I might hear a recruiter say, “I felt that the extra time spent with that candidate was worth it because they will now say nicer things about us to other potential candidates.” A CEO might, instead, phrase it this way, “Spending a few extra minutes with the candidate could result in our firm making two or three additional hires because of the positive comments we’ll get. That would mean we’d be able to spend less on advertising and make faster hires.”
They are really saying the same thing, but the focus and language are different.
Here are four other things an executive assumes you know and practice:
Assumption #1: Knowing and Responding to Business Priorities
A business priority is defined by Ram Charan, Harvard business professor and author of an outstandingly valuable book called “What the CEO Wants You To Know,” as “the most important action that needs to be taken at a certain point in time.”
Priorities can change quickly and CEOs expect that you understand that and are prepared to react accordingly. Positive response to change and understanding that there are no absolutes are key attributes of a business-focused manager.
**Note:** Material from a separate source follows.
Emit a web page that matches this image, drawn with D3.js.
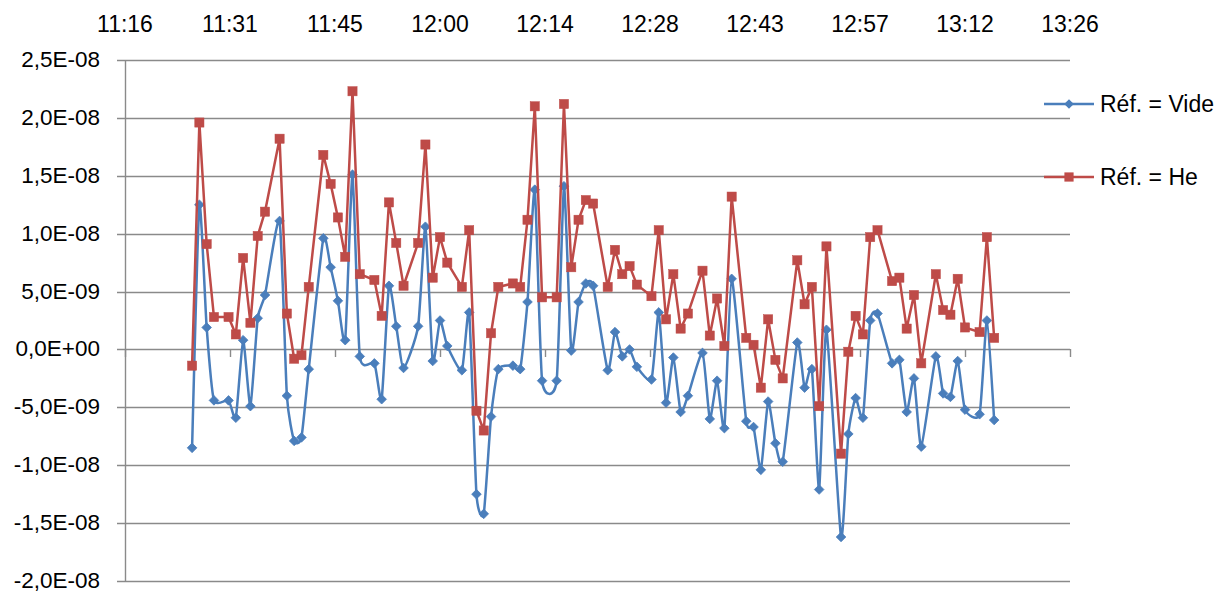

Assumption #2: Having an Investor Mentality
Do you think like an investor in your company would think? Your CEO has to think like an investor and make choices — even unpopular ones that give investors confidence. They focus on improving business processes, and finding ways to cut costs. HR is often perceived as acting the opposite. They request expensive tools (e.g. ATS and HRIS systems) without showing how they will add to the profits or improve the investor perception.
This is the hardest of all the assumptions for us in recruiting and HR to deal with. We seem to be predisposed to focus on process improvements over cost savings or other metrics that CEOs understand. You have to understand what your CEO is thinking in order to have any chance of creating a successful way of influencing her.
Assumption #3: Quality Counts More Than Ever
Yes, every CEO I know believes in and supports total quality. It has become a mantra in the best firms, and most large (and many smaller) companies have instituted Six Sigma programs and black belt training. HR has to emphasize quality and establish its own “black belts.” What would an absolutely first-rate, 100% “defect-free” recruiting process look like? What would it “buy” your organization? Have any of us used this slower time to think about this and begin to set up a Six Sigma recruiting process in our firms?
Your CEO assumes that you are doing this (or maybe not, as you are just recruiters, after all).
Assumption #4: Knowing How You Fit into the Strategy
The CEOs I work with assume that all departments, except usually HR and staffing, know how they contribute to the big picture. They are expected to present what they will do to help the firm achieve its strategic goals, imperatives, or whatever you call them. Talent strategies are critical to every organization. If the CEO cannot get the talent she needs to execute strategy, the strategy will fail and along with it the organization. That is why I see some firms turning away from recruiters and HR when it comes to formulating and carrying out a talent strategy. They are instead asking a line manager, a project manager, or some other business-focused person to lead the effort. Numerous firms are replacing the vice president of HR with a non-HR professional for the same reason.
You must know how you fit into the overall vision of the firm and you must show how you can contribute to achieving business success. That means showing how what you do will increase the profits of your organization.
This is the language that your CEO knows and what he wants you to know as well.